Before operator, I configure scrape to use SA token and CA directly with


      tls_config:
        ca_file: /var/run/secrets/kubernetes.io/serviceaccount/ca.crt
      bearer_token_file: /var/run/secrets/kubernetes.io/serviceaccount/token

So I can't do it with the operator b/c no such options for the scrape configs.

You would need to create service account token secret example if prometheus service account name is prometheus

apiVersion: v1
kind: Secret
type: kubernetes.io/service-account-token
metadata:
 name: prometheus-secret
 annotations:
  kubernetes.io/service-account.name: "prometheus"

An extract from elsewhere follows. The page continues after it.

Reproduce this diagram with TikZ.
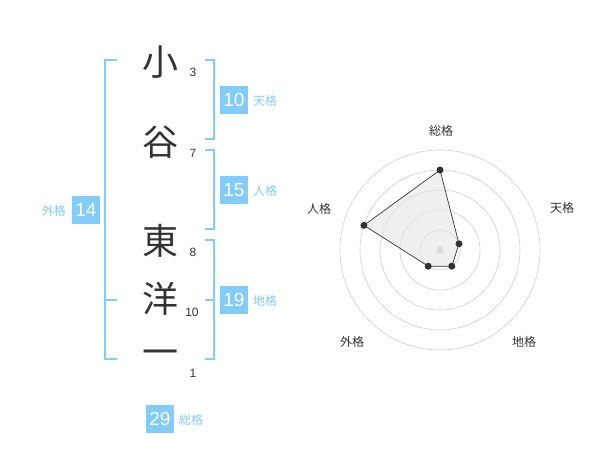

Also create secret for TLS config and use secret selector to select the configs

Example

apiVersion: monitoring.coreos.com/v1alpha1
kind: ScrapeConfig
metadata:
  name: scrape-config-kubernetes-sd-example
  namespace: default
  labels:
    app.kubernetes.io/name: scrape-config-kubernetes-sd-example
spec:
  scheme: HTTPS
  authorization:
    credentials:
      name: prometheus-secret
      key: token
  tlsConfig:
    ca:
      secret:
        name: default-server
        key: ca.crt
    insecureSkipVerify: true
  kubernetesSDConfigs:
  - role: Node

Ok, it'll probably work, however, it's not the way described in the docs.

Thanks @slashpai for the hint with the API token Secrets!

We tried to switch the Strimzi additional scrape config example to the new ScrapeConfig CR.

Additionally to the bearer token, we also used the ca.crt from the API token Secret.
There was no need to add the insecureSkipVerify anymore.

One of the resulting ScrapeConfigs looks now like this:

apiVersion: monitoring.coreos.com/v1alpha1
kind: ScrapeConfig
metadata:
  name: kubernetes-cadvisor
  labels:
    prometheus: prometheus
spec:
  ...
  authorization:
    credentials:
      name: prometheus-secret
      key: token
  ...
  tlsConfig:
    ca:
      secret:
        name: prometheus-secret
        key: ca.crt
  relabelings:
  ...
  metricRelabelings:
  ...

Since we want to avoid long-living API tokens, we decided to introduce a Kyverno CleanupPolicy, which removes the token based on a schedule:

apiVersion: kyverno.io/v2beta1
kind: CleanupPolicy
metadata:
  name: remove-api-token
spec:
  match:
    any:
    - resources:
        kinds:
        - Secret
        names:
        - prometheus-secret
  schedule: "<cron schedule>"

Our ArgoCD will recreate the Secret afterwards.